Jackson County 4-H’ers check in projects for 2023 fair

BROWNSTOWN — It’s that time of year again for local 4-H’ers to showcase their creative talents and skills by entering projects to exhibit at the Jackson County Fair, which opens it seven-day run Sunday.

On Wednesday, Jackson County 4-H’ers made their way to the fairgrounds in Brownstown to check in the projects they’ve been working on for some time.

Josey Hardy, 10, of Seymour went there to enter several projects, including genealogy, entomology, cake decorating and photography.

“My favorite project was entomology because I got to find bugs,” she said. “This is my second year, and we had to find 20 bugs and put them in a box in order of the category they were in.”

She was at the check-in with her mother, Jennifer Hardy, to turn in a pink cake she had decorated.

“For photography, I used pictures from Muscatatuck (National) Wildlife Refuge because I’ve always liked to go there,” Hardy said. “The project that took me the longest was genealogy, and I had to make three binders for that.”

She is a member of the Blue Ribbon Winners 4-H Club in Seymour, and her favorite part of 4-H is working on the projects, she said.

Jennifer said she thinks 4-H helps kids learn life skills, organization and time management. They are still working on the time management part, she said.

Judy Smith was one of the judges for the cake decorating and gift wrapping projects.

“I‘ve done this for at least 20 years but in different areas,” she said. “I was a 10-year member in 4-H, and I’ve been a 4-H leader in Jefferson County for many years.”

Smith said she uses a checklist to see if the projects have met the requirements, and there are certain things the 4-H members are supposed to do as they get older and do more advanced projects.

“What I enjoy most about being a judge is the back and forth with the 4-H’er,” she said. “I always let them tell me why they took a certain project, what it’s about and how hard it was for them.”

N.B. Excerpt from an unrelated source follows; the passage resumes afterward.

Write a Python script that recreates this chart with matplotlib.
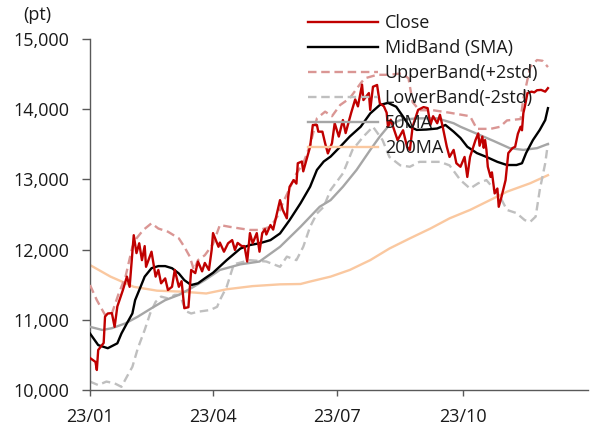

Smith said being in 4-H is a way for kids to figure out they can be friends with a lot of other kids in the county, get to know them and interact with them.

“It helps them develop things they need to learn for everyday life,” she said.

Elizabeth Rotert, 9, who is in her first year of regular 4-H, also was at the fairgrounds turning in her projects. She was there with her 6-year-old brother, Henry, and their mother, Tiffany Rotert.

“The projects I did were gift wrapping, poultry, sewing and I made a pillow,” Elizabeth said. “I think the project I had the most fun making was my skirt.”

She took an interest in sewing because her grandma always used to sew and showed her how to sew a string bag and she enjoyed it, so she wanted to try sewing in 4-H.

Henry is in Mini 4-H and was there to enter his Pokemon Lego project. His favorite Pokemon character is Charmander, he said.

In a booth right outside of the 4-H Building at the fairgrounds were Junior Leaders members Evan Abbott, 15, and Alexis Richart, 15, manning an information booth. They were handing out maps and programs containing the daily 4-H activities.

Abbott said if people want to know where to check their projects in or where the line starts or other information, that’s what they were there for.

Curry Klakamp, 7, of Seymour was at the fairgrounds with his parents, Jeff and Melanie Klakamp.

A Cortland Crushers Mini-4-H member, Curry had just checked in a couple of projects for scrapbooking and Indiana wildlife.

“I wanted to make a scrapbook of my pets, so I have two dogs (both chocolate Labs), two hermit crabs, five toads and an aquarium of fish and snails,” Curry said. “I’m just about to get a bearded dragon, too.”

He drew a fox and a garter snake for his Indiana wildlife poster and thinks going to the fair is fun.

At Brownstown Elementary School, 4-H’ers turned in food-related projects. One of those members was nine-year 4-H member Drew Kerkhof.

“Today, I’m turning in my foods and foods preservation projects, and I also take sheep, photography and arts and crafts,” he said. “For foods, I made a strawberry and cheese Danish, and then I made strawberry rhubarb jam for my preservation.”

Kerkhof said his favorite part of 4-H is definitely the experience of getting to grow in his leadership.

“I’m learning a lot of new things while doing the books and the projects and learning life skills that I think will guide me for the rest of my life,” he said. “Like food especially, I like to learn how the ingredients work together and how your body works with the food.”

Heather VonDielingen, the county’s 4-H youth development educator, said the check-in process was going really well Wednesday afternoon thanks to the numerous adult volunteers helping.

“The adults help train the Junior Leader volunteers, which is a youth development program for grades 7 through 12,” she said. “They provide support for the 4-H clubs during fair week, and they help with project check-in and judging and help get everything organized.”

She said Junior Leaders meets monthly throughout the year and she believes it’s a great organization, and working with them is one of her favorite things she enjoys about her job.